We also then read about the apparent all-Ireland consciousness developing among a younger generation; it makes no mention that such all-Ireland harmonisation is a product of a contrived system which for 20 years has forced upon the unionist community a daily diet of how awful our community is, of how we must embrace further all-Ireland harmonisation, of how we must tone down our cultural identity and almost act as if we are ashamed of any overt signs of Britishness.
This is the real scandal, the real betrayal. It started in 1998 and has been forced on our community ever since via a combination of coercion, moral blackmail and a singular failure of the British Government to stand up for the unionist community in Northern Ireland in a manner similar to the aggressive pro-nationalist activism deployed by the Irish Government.
Mr Parris does of course gleefully outline the provisions within the Betrayal Act which seeks to drive Northern Ireland into an economic United Ireland, thus denying us our most basic rights to equal citizenship within the United Kingdom. His analysis of the outworking of the Betrayal Act is of course correct; however I note for someone so keen on the Belfast Agreement, he conveniently omits the fact that the arrangements would be imposed upon the people of Northern Ireland in a manner which flagrantly breaches Strand 1 (5) (d) of the agreement.

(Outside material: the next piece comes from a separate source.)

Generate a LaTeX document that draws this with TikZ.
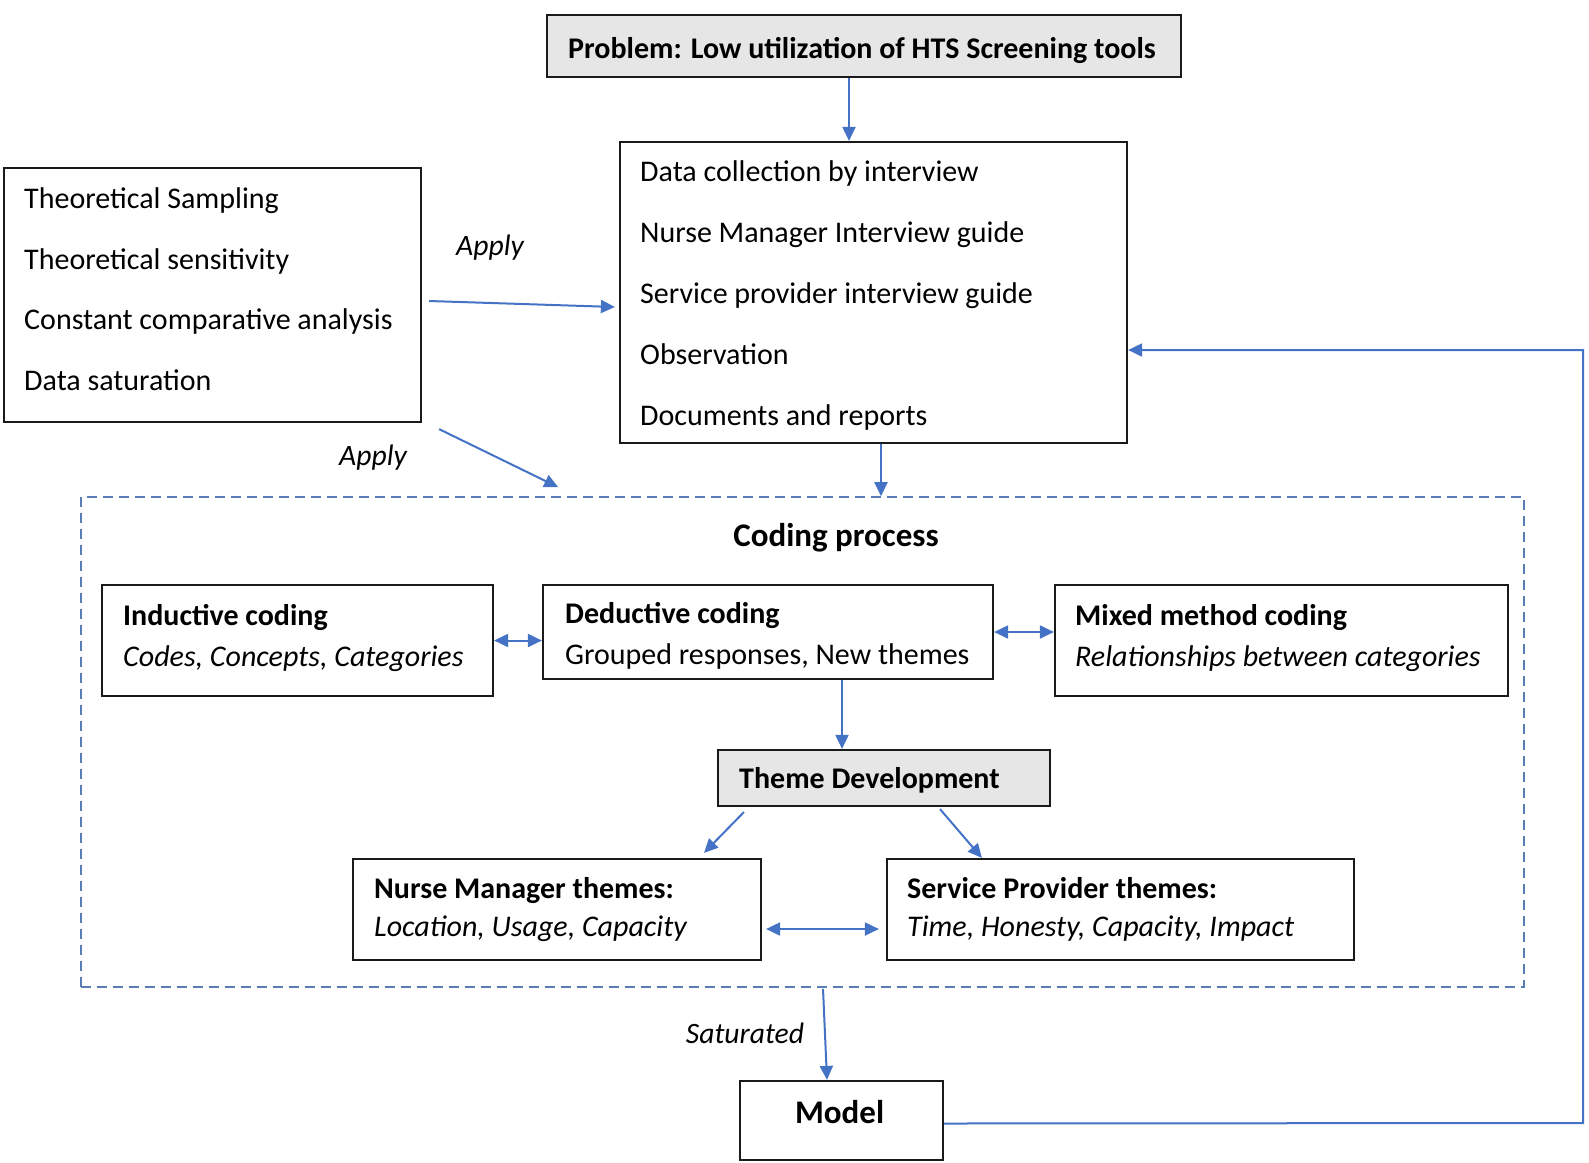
\documentclass[tikz,border=0pt]{standalone}
\usepackage{fontspec}
\setmainfont{Carlito}
\usetikzlibrary{arrows.meta,calc}
\definecolor{arrblue}{HTML}{4472C4}
\definecolor{dashblue}{HTML}{5B7DB5}
\definecolor{boxgray}{HTML}{E7E6E6}
\definecolor{boxline}{HTML}{1A1A1A}
\tikzset{
  box/.style={draw=boxline, line width=2.2pt, fill=white, inner sep=0pt},
  txt/.style={inner sep=0pt, anchor=west, align=left},
  arr/.style={draw=arrblue, line width=2pt, -{Triangle[length=14pt,width=13pt]}},
  darr/.style={draw=arrblue, line width=2pt, {Triangle[length=14pt,width=13pt]}-{Triangle[length=14pt,width=13pt]}},
  lbl/.style={font=\fontsize{29.6}{36}\selectfont\itshape, inner sep=0pt},
}
\begin{document}
\begin{tikzpicture}[x=1pt,y=-1pt]
\useasboundingbox (0,0) rectangle (1589,1162);
% dashed coding region
\node[draw=dashblue, line width=1.6pt, dash pattern=on 10pt off 6pt, minimum width=1443pt, minimum height=490pt, inner sep=0pt] (coding) at (802.5,742) {};
\node[font=\fontsize{33}{40}\selectfont\bfseries, inner sep=0pt] (ctitle) at (836,538) {Coding process};

% boxes
\node[box, fill=boxgray, line width=2.5pt, minimum width=634pt, minimum height=62pt] (prob) at (864,46) {};
\node[box, minimum width=507pt, minimum height=301pt] (data) at (873.5,292.5) {};
\node[box, minimum width=417pt, minimum height=254pt] (left) at (212.5,295) {};
\node[box, minimum width=391pt, minimum height=111pt] (ind) at (297.5,640.5) {};
\node[box, minimum width=450pt, minimum height=94pt] (ded) at (768,632) {};
\node[box, minimum width=453pt, minimum height=111pt] (mixed) at (1281.5,640.5) {};
\node[box, fill=boxgray, minimum width=332pt, minimum height=56pt] (theme) at (884,778) {};
\node[box, minimum width=408pt, minimum height=101pt] (nm) at (557,909.5) {};
\node[box, minimum width=467pt, minimum height=101pt] (sp) at (1120.5,909.5) {};
\node[box, minimum width=203pt, minimum height=79pt] (model) at (841.5,1120.5) {};

% texts
\node[inner sep=0pt, font=\fontsize{30}{36}\selectfont\bfseries] (probT) at (862,50) {Problem: Low utilization of HTS Screening tools};
\node[txt, font=\fontsize{30}{60.8}\selectfont] (dataT) at (640,295.5) {Data collection by interview\\Nurse Manager Interview guide\\Service provider interview guide\\Observation\\Documents and reports};
\node[txt, font=\fontsize{30}{60.5}\selectfont] (leftT) at (24,289) {Theoretical Sampling\\Theoretical sensitivity\\Constant comparative analysis\\Data saturation};
\node[txt, font=\fontsize{30}{40.5}\selectfont] (indT) at (123,638) {\textbf{Inductive coding}\\\textit{Codes, Concepts, Categories}};
\node[txt, font=\fontsize{30}{40.5}\selectfont] (dedT) at (565,636) {\textbf{Deductive coding}\\Grouped responses, New themes};
\node[txt, font=\fontsize{30}{40.5}\selectfont] (mixedT) at (1075,638) {\textbf{Mixed method coding}\\\textit{Relationships between categories}};
\node[txt, font=\fontsize{30}{36}\selectfont\bfseries] (themeT) at (739,780.5) {Theme Development};
\node[txt, font=\fontsize{30}{37.5}\selectfont] (nmT) at (374,909.5) {\textbf{Nurse Manager themes:}\\\textit{Location, Usage, Capacity}};
\node[txt, font=\fontsize{30}{37.5}\selectfont] (spT) at (907,909.5) {\textbf{Service Provider themes:}\\\textit{Time, Honesty, Capacity, Impact}};
\node[inner sep=0pt, font=\fontsize{33}{40}\selectfont\bfseries] (modelT) at (839.6,1112) {Model};

% labels
\node[lbl] (apply1) at (490,248) {Apply};
\node[lbl] (apply2) at (373,458) {Apply};
\node[lbl] (sat) at (745,1033) {Saturated};

% connectors
\draw[arr] ([xshift=-15pt]prob.south) -- ([xshift=-15pt]prob.south |- data.north);
\draw[arr] ($(left.east)+(7,6)$) -- ($(data.west)+(-4,14.5)$);
\draw[arr] ($(left.south east)+(17,6)$) -- ($(coding.north west)+(478,-9)$);
\draw[arr] ([xshift=7.5pt]data.south) -- ([xshift=7.5pt]data.south |- coding.north);
\draw[darr] (ind.east) -- (ind.east -| ded.west);
\draw[darr] (ded.east) -- (ded.east -| mixed.west);
\draw[arr] ([xshift=74pt]ded.south) -- ([xshift=74pt]ded.south |- theme.north);
\draw[arr] ($(theme.south west)+(27,5)$) -- ($(nm.north)+(147,-5)$);
\draw[arr] ($(theme.south)+(56,2)$) -- ($(sp.north west)+(96,0)$);
\draw[darr] ($(nm.east)+(4,19.5)$) -- ($(sp.west)+(-7,19.5)$);
\draw[arr] ($(coding.south)+(20.5,1)$) -- ($(model.north)+(-14.5,0)$);
\coordinate (loopc) at (1583,1123);
\draw[arr] ([yshift=-3pt]model.east) -- (loopc) |- ([yshift=-57.5pt]data.east);
\end{tikzpicture}
\end{document}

This article has not just appeared in such an influential publication by chance; it is kite-flying. Another stage in the process which is designed to appeal to an English audience and condition mindsets to the point of ambivalence about the union when it comes to Northern Ireland. It is a pre-cursor to the final stages of the process conceived in 1998; and bizarrely Mr Parris appears to suggest that the unionist community should embrace this. He is living in cloud-cuckoo-land if he thinks for one minute that a community that sacrificed so much to defy the efforts to coerce us out of the UK via a wicked campaign of terrorism is suddenly going to wake up and embrace that which unionism fought to defy.
When he talks about “consciousness” he should be mindful that ingrained deep within the unionist psyche is the memory of Enniskillen, La Mon, Teeban, Darkley, Shankill and of all our loved ones bombed and butchered for the crime of being British citizens. That legacy passes through generations, and even amongst those of us who (thankfully) never experienced the dark days of the troubles, there is a deep resentment of the evil acts perpetrated on our community. All the all-Ireland harmonisation in the world will never erase that collective community memory.

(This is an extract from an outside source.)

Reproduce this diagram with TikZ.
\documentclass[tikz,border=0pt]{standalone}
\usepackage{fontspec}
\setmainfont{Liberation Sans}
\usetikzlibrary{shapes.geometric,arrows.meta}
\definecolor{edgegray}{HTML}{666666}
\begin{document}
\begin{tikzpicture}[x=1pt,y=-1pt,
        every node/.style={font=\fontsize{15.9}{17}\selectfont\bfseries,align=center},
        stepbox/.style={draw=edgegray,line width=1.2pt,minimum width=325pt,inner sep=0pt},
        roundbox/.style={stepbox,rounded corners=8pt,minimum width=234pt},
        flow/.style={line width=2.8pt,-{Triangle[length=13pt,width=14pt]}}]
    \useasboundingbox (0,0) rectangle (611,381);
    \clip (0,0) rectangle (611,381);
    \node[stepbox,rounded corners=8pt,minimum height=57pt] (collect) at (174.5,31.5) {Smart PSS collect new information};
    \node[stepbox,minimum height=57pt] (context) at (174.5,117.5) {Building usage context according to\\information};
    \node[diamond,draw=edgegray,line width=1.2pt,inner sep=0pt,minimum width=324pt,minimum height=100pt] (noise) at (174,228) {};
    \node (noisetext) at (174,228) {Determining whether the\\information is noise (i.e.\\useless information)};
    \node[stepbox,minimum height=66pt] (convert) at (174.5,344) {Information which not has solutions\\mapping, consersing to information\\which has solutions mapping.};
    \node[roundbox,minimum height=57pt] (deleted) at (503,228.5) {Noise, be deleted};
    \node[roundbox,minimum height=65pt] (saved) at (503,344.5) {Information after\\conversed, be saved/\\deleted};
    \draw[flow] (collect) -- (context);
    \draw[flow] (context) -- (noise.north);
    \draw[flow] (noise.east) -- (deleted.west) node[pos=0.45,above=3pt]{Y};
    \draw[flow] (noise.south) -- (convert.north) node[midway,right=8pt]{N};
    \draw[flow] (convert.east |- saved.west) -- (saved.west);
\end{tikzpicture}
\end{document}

The unionist community in Northern Ireland are equal British citizens in comparison to Mr Parris or anyone else within the UK, yet he speaks as if my country is his to do with as he wishes. He implies that his fellow equal British citizens should be cast aside and shunted off into the realms of a foreign jurisdiction for political convenience.
The article is offensive and demeaning of the unionist community in Northern Ireland, who are entitled to equal citizenship within the United Kingdom. Imagine the outcry if Mr Parris had suggested that working class parts of Newcastle, Manchester or Liverpool should be simply cast aside and the British citizens living there should be sold off as if they were some kind of commodity.

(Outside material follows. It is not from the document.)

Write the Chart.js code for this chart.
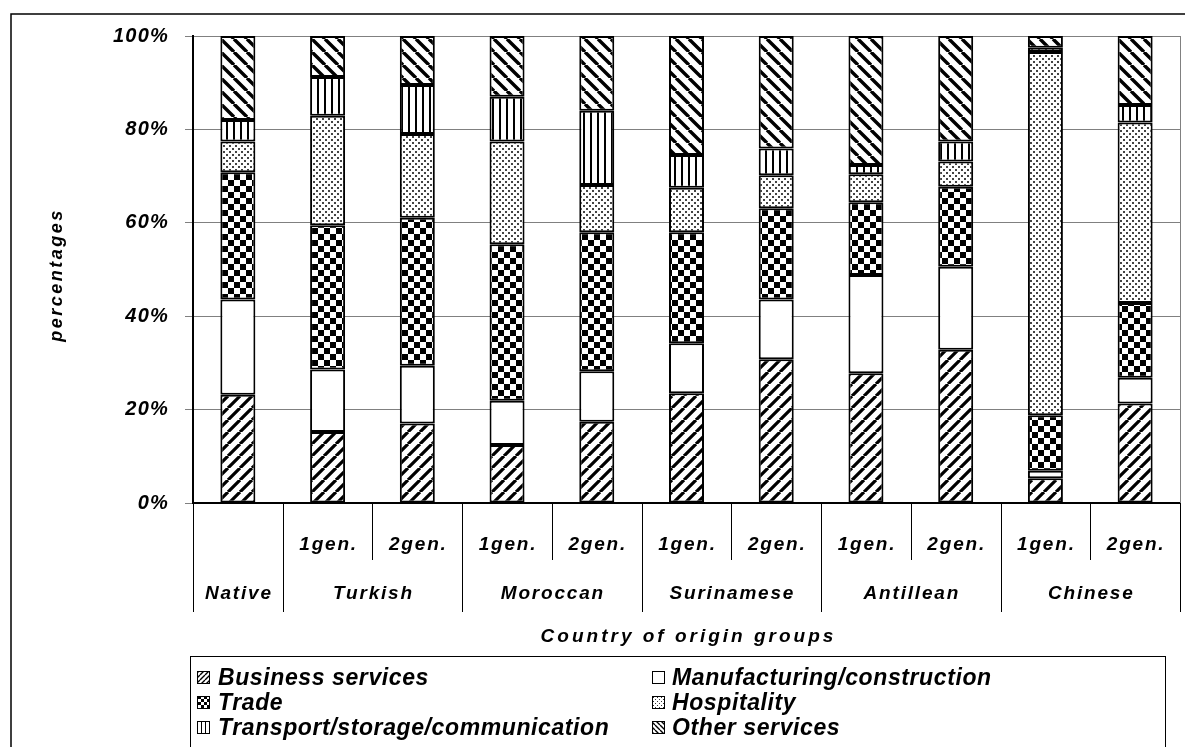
<!DOCTYPE html>
<html><head><meta charset="utf-8">
<script src="https://cdn.jsdelivr.net/npm/chart.js@4"></script>
<style>html,body{margin:0;padding:0;background:#fff}canvas{display:block}</style>
</head><body>
<canvas id="c" width="1185" height="747"></canvas>
<script>
// ---- data ----
const categories = ['Native','Turkish 1gen.','Turkish 2gen.','Moroccan 1gen.','Moroccan 2gen.','Surinamese 1gen.','Surinamese 2gen.','Antillean 1gen.','Antillean 2gen.','Chinese 1gen.','Chinese 2gen.'];
const generationLabels = ['', '1gen.', '2gen.', '1gen.', '2gen.', '1gen.', '2gen.', '1gen.', '2gen.', '1gen.', '2gen.'];
const groupLabels = ['Native','Turkish','Moroccan','Surinamese','Antillean','Chinese'];
const groupSizes = [1,2,2,2,2,2];
const seriesNames = ['Business services','Manufacturing/construction','Trade','Hospitality','Transport/storage/communication','Other services'];
const businessServices = [23.2,15.2,17.0,12.4,17.4,23.5,30.8,27.8,32.8,5.3,21.3];
const manufacturing    = [20.4,13.4,12.4,9.5,10.8,10.7,12.8,21.0,17.8,1.6,5.5];
const trade            = [27.2,30.9,31.7,33.5,29.8,23.8,19.5,15.6,17.1,11.9,16.0];
const hospitality      = [6.6,23.4,17.9,22.0,10.1,9.5,7.1,6.0,5.4,77.8,38.7];
const transport        = [4.6,8.3,10.5,9.6,15.9,7.0,5.7,2.0,4.3,0.9,3.7];
const otherServices    = [18.0,8.8,10.5,13.0,16.0,25.5,24.1,27.6,22.6,2.5,14.8];
const yTickStep = 20;
const xAxisTitle = 'Country of origin groups';
const yAxisTitle = 'percentages';

// ---- patterns ----
const cv = document.getElementById('c');
const ctx0 = cv.getContext('2d');
function tile(w,h,draw){const c=document.createElement('canvas');c.width=w;c.height=h;const g=c.getContext('2d');g.fillStyle='#fff';g.fillRect(0,0,w,h);draw(g,w,h);return ctx0.createPattern(c,'repeat');}
function diag(s,lw,dir){return tile(s,s,g=>{g.strokeStyle='#000';g.lineWidth=lw;g.beginPath();for(let k=-1;k<=1;k++){if(dir>0){g.moveTo(k*s,s);g.lineTo(k*s+s,0);}else{g.moveTo(k*s,0);g.lineTo(k*s+s,s);}}g.stroke();});}
function checker(c){return tile(2*c,2*c,g=>{g.fillStyle='#000';g.fillRect(0,0,c,c);g.fillRect(c,c,c,c);});}
function dots(s,d,col){return tile(s,s,g=>{g.fillStyle=col;g.fillRect(1,1,d,d);g.fillRect(1+s/2,1+s/2,d,d);});}
function vlines(s,lw){return tile(s,s,g=>{g.fillStyle='#000';g.fillRect(Math.floor(s/2)-1,0,lw,s);});}
function plain(){return '#ffffff';}
const barFills = [diag(12,3.2,1), plain(), checker(6), dots(6,2,'#444'), vlines(7,2), diag(13,3.4,-1)];
const legendFills = [diag(5,1.4,1), plain(), checker(3), dots(4,1,'#333'), vlines(4,1), diag(5,1.4,-1)];
const seriesData = [businessServices, manufacturing, trade, hospitality, transport, otherServices];

const FONT = '"Liberation Sans", Arial, sans-serif';
function f(size){return 'italic bold '+size+'px '+FONT;}

const decor = {
  id:'decor',
  beforeDraw(chart){ chart.ctx.letterSpacing='1.2px'; },
  afterDraw(chart){
    const {ctx, chartArea:a, scales:{x}} = chart;
    ctx.save();
    ctx.letterSpacing='0px';
    // outer frame
    ctx.strokeStyle='#000'; ctx.lineWidth=1.5;
    ctx.beginPath(); ctx.moveTo(11,747); ctx.lineTo(11,14); ctx.lineTo(1185,14); ctx.stroke();
    // right plot border
    ctx.strokeStyle='#808080'; ctx.lineWidth=1;
    ctx.beginPath(); ctx.moveTo(a.right+0.5,a.top); ctx.lineTo(a.right+0.5,a.bottom); ctx.stroke();
    // category dividers
    const px = i => x.getPixelForValue(i);
    const bound = i => i<=0 ? a.left : (i>=categories.length ? a.right : (px(i-1)+px(i))/2);
    ctx.strokeStyle='#000'; ctx.lineWidth=1;
    let start=0; const groupStarts=[];
    groupSizes.forEach(n=>{groupStarts.push(start); start+=n;});
    groupStarts.push(categories.length);
    for(let i=0;i<=categories.length;i++){
      const xb=Math.round(bound(i))+0.5;
      const isGroup = groupStarts.includes(i);
      ctx.beginPath(); ctx.moveTo(xb,a.bottom); ctx.lineTo(xb, isGroup?612:560); ctx.stroke();
    }
    ctx.fillStyle='#000'; ctx.textAlign='center'; ctx.textBaseline='middle';
    ctx.letterSpacing='1.8px';
    ctx.font=f(19);
    generationLabels.forEach((t,i)=>{ if(t) ctx.fillText(t, px(i)+1, 545); });
    groupLabels.forEach((t,g)=>{
      const s=groupStarts[g], e=groupStarts[g+1]-1;
      ctx.fillText(t, (px(s)+px(e))/2+1, 594);
    });
    ctx.letterSpacing='3px';
    ctx.font=f(19);
    ctx.fillText(xAxisTitle, (a.left+a.right)/2+2, 637);
    // y title
    ctx.save(); ctx.translate(57,275); ctx.rotate(-Math.PI/2);
    ctx.font=f(18); ctx.letterSpacing='2.5px';
    ctx.fillText(yAxisTitle,0,0); ctx.restore();
    // legend box
    ctx.letterSpacing='0.6px';
    ctx.strokeStyle='#000'; ctx.lineWidth=1;
    ctx.strokeRect(190.5,656.5,975,120);
    const cols=[[197,218],[652,672]], rows=[678,703,728];
    ctx.textAlign='left'; ctx.font=f(23);
    seriesNames.forEach((n,i)=>{
      const c=cols[i%2], r=rows[Math.floor(i/2)];
      ctx.fillStyle=legendFills[i]; ctx.fillRect(c[0],r-7,13,13);
      ctx.strokeStyle='#000'; ctx.lineWidth=1; ctx.strokeRect(c[0]+0.5,r-6.5,12,12);
      ctx.fillStyle='#000'; ctx.fillText(n,c[1],r+1);
    });
    ctx.restore();
  }
};

new Chart(cv, {
  type:'bar',
  data:{
    labels: categories,
    datasets: seriesNames.map((n,i)=>({
      label:n, data:seriesData[i], backgroundColor:barFills[i],
      borderColor:'#000', borderWidth:2, borderSkipped:false,
      barPercentage:0.39, categoryPercentage:1
    }))
  },
  options:{
    responsive:false, animation:false, devicePixelRatio:1,
    layout:{padding:{top:36,right:5,left:0,bottom:0}},
    plugins:{legend:{display:false}, tooltip:{enabled:false}},
    scales:{
      x:{stacked:true, ticks:{display:false}, grid:{display:false},
         border:{color:'#000',width:2}, afterFit(s){s.height=244;}},
      y:{stacked:true, min:0, max:100,
         ticks:{stepSize:yTickStep, callback:v=>v+'%', color:'#000', padding:16,
                font:{family:'"Liberation Sans", Arial, sans-serif', size:20, style:'italic', weight:'bold'}},
         grid:{color:'#808080', lineWidth:1, tickLength:8, tickColor:'#808080'},
         border:{color:'#000', width:2}, afterFit(s){s.width=193;}}
    }
  },
  plugins:[decor]
});
</script>
</body></html>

There would be outrage at any such suggestion with cries of despicable class politics, yet it is deemed acceptable to single out the people of Northern Ireland, a sovereign part of the United Kingdom, and treat us as an underclass to be traded as a disposable asset.
When my great grandfather and thousands of other young Ulstermen like him went to fight for King and Country, the blood they spilt in defence of Britain and freedom was worth every bit as much as the blood spilt by any Englishman.